In the Realms of the Unreal / Breathing Lessons: The Life and Work of Mark O’Brien
Wednesday, December 21, 2005 – 7:30 pm
USA, 2004. Director: Jessica Yu
In 1973, at a Catholic poorhouse in Chicago, an 81-year-old retired and isolated janitor named Henry Darger quietly died. After Darger’s death, when his landlords went to clean out his one-room apartment, they found an astonishing and monumental artistic legacy. Piled all over the cramped apartment were hundreds of brilliant watercolours, featuring disturbing and mysteriously beautiful images of little girls in the throes of apocalyptic battles with evil forces. Along with the paintings were a massive autobiography and perhaps the longest novel ever written, the more than 15,000 page “In the Realms of the Unreal.” In this remarkable film, Oscar-winning documentarian Jessica Yu tells what little is known of Darger’s life while unfolding a dramatized narrative of the Vivian Girls’ exceptionally bloody wars with their oppressors. By juxtaposing Darger’s parallel but opposite universes, Yu shows how magic can be forged out of even the bleakest of lives. Colour, 35mm, 82 mins.
Preceded by:
Breathing Lessons: The Life and Work of Mark O’Brien
USA, 1996. Director: Jessica Yu
Jessica Yu won the 1997 Academy Award for Best Documentary Short for this honest and intimate portrait of an artist who lived for four decades paralyzed by polio and confined to an iron lung. Colour, video, 35 mins.
The program will include a post-screening discussion with:
Ramon Kubicek writer, artist, educator. Ramon currently teaches film history as well as art and design history at the Emily Carr Institute of Art and Design. He has published short fiction, poetry, criticism, a book on art, “One Source”, and worked on film documentaries.
Evening moderated by:
Dr. Harry Karlinsky Director of Continuing Medical Education and Professional Development, Department of Psychiatry, University of British Columbia.

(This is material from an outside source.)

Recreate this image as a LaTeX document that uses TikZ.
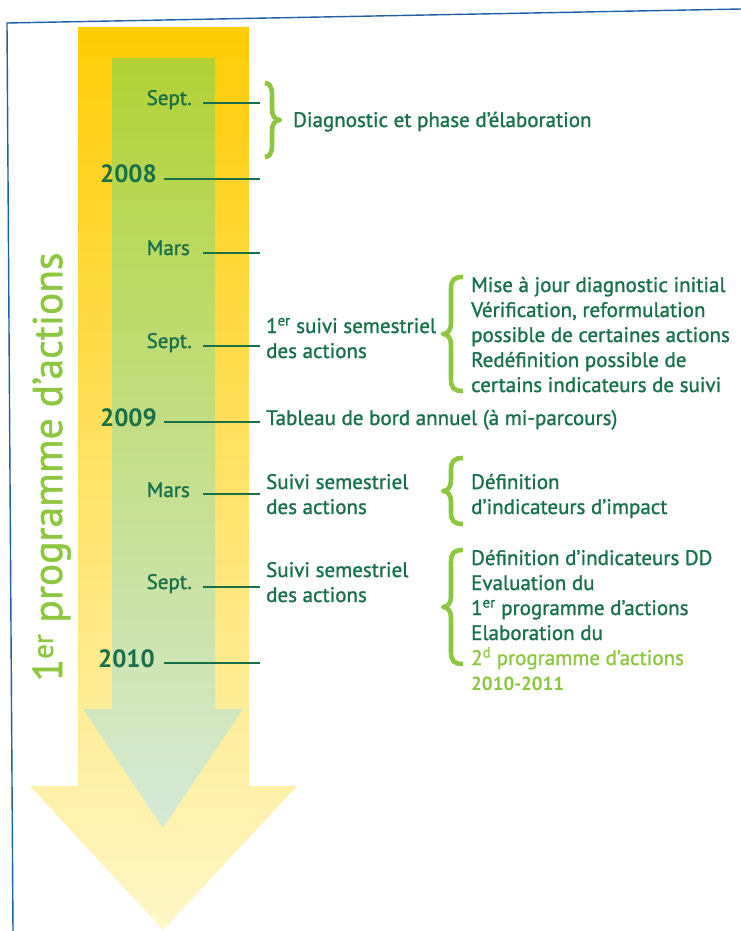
\documentclass[tikz,border=0pt]{standalone}
\usepackage{fontspec}
\setmainfont{PT Sans}[FakeBold=1.2, BoldFont={PT Sans Bold}, BoldFeatures={FakeBold=0}]
\definecolor{dkgreen}{HTML}{18704A}
\definecolor{ltgreen}{HTML}{8DC63F}
\definecolor{frameblue}{HTML}{1F5FA6}
\definecolor{yelA}{HTML}{FFCC05}
\definecolor{yelB}{HTML}{FFDA60}
\definecolor{yelC}{HTML}{FFF7C8}
\definecolor{grnA}{HTML}{B2D236}
\definecolor{grnB}{HTML}{BED96A}
\definecolor{grnC}{HTML}{D5EAD8}
\begin{document}
\begin{tikzpicture}[x=1pt,y=-1pt,
  txt/.style={font=\fontsize{21}{25}\selectfont, text=dkgreen, inner sep=0pt, align=left, anchor=base west},
  mon/.style={txt, anchor=base east},
  yr/.style={font=\fontsize{25}{28}\selectfont\bfseries, text=dkgreen, inner sep=0pt, anchor=base east},
  tick/.style={dkgreen, line width=1.3pt},
  brc/.style={ltgreen, line width=4.6pt, line join=round},
  pics/lbrc/.style 2 args={code={
    \draw[brc] (#2,-#1) .. controls (3,-#1) and (0,-#1+3) .. (0,-#1+12)
      -- (0,-11) .. controls (0,-4) and (-3,0) .. (-8,0)
      .. controls (-3,0) and (0,4) .. (0,11)
      -- (0,#1-12) .. controls (0,#1-3) and (3,#1) .. (#2,#1);
  }},
]
\useasboundingbox (0,0) rectangle (741,931);
% frame
\draw[frameblue, line width=1.4pt] (741,9) -- (7,23) -- (13,931);
% outer yellow arrow
\shade[top color=yelA, middle color=yelB, bottom color=yelC]
  (78,27) -- (249,27) -- (249,786) -- (297,786) -- (163,930) -- (30,786) -- (78,786) -- cycle;
% inner green arrow
\shade[top color=grnA, middle color=grnB, bottom color=grnC]
  (112,58) -- (215,58) -- (215,709) -- (243,709) -- (163,828) -- (83,709) -- (112,709) -- cycle;
% rotated title
\node[rotate=90, anchor=base, text=ltgreen, font=\fontsize{41.5}{44}\selectfont, inner sep=0pt]
  (title) at (62,467) {1\textsuperscript{er} programme d’actions};

% month / year labels
\node[mon] (m1) at (192,105) {Sept.};
\node[yr]  (y1) at (157,182) {2008};
\node[mon] (m2) at (190,255) {Mars};
\node[mon] (m3) at (192,348) {Sept.};
\node[yr]  (y2) at (157,426) {2009};
\node[mon] (m4) at (190,497) {Mars};
\node[mon] (m5) at (192,589) {Sept.};
\node[yr]  (y3) at (155,667) {2010};

\foreach \n/\y/\s in {m1/103/11, y1/179/7, m2/253/13, m3/346/11, y2/422/7, m4/494/13, m5/587/11, y3/663/9}{
  \coordinate (e\n) at (260,\y);
  \draw[tick] ([xshift=\s pt]\n.east |- e\n) -- (e\n);
}

% middle texts (anchor = baseline of last line)
\node[txt] (t1) at (293,127) {Diagnostic et phase d’élaboration};
\node[txt] (t3) at (266,358) {1\textsuperscript{er} suivi semestriel\\des actions};
\node[txt] (t4) at (266,425) {Tableau de bord annuel (à mi-parcours)};
\node[txt] (t5) at (266,514) {Suivi semestriel\\des actions};
\node[txt] (t6) at (266,602) {Suivi semestriel\\des actions};

% right texts
\node[txt] (r3) at (471,392) {Mise à jour diagnostic initial\\Vérification, reformulation\\possible de certaines actions\\Redéfinition possible de\\certains indicateurs de suivi};
\node[txt] (r5) at (471,514) {Définition\\d’indicateurs d’impact};
\node[txt] (r6) at (471,690) {Définition d’indicateurs DD\\Evaluation du\\1\textsuperscript{er} programme d’actions\\Elaboration du\\\textcolor{ltgreen}{2\textsuperscript{d} programme d’actions}\\\textcolor{ltgreen}{\fontsize{19}{25}\selectfont\bfseries 2010-2011}};

% braces
\pic[xscale=-1] at (272,120) {lbrc={37}{7}};
\pic at (451,334) {lbrc={57}{12}};
\pic at (451,491) {lbrc={33}{12}};
\pic at (451,607) {lbrc={57}{12}};
\end{tikzpicture}
\end{document}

Cosponsored by Gallery Gachet and the Art Studios and The Ubyssey
“The Madness of the Muses”
But if a man comes to the door of poetry untouched by “The Madness of the Muses”, believing that technique alone will make him a good poet, he and his sane companions never reach perfection, but are utterly eclipsed by the performances of the inspired madman. — Plato, Phaedrus 245
‘The Madness of the Muses’– a special series of films about visual artists – will examine the potential links between creativity, artistic temperament and mental illness from both a psychiatric and aesthetic perspective.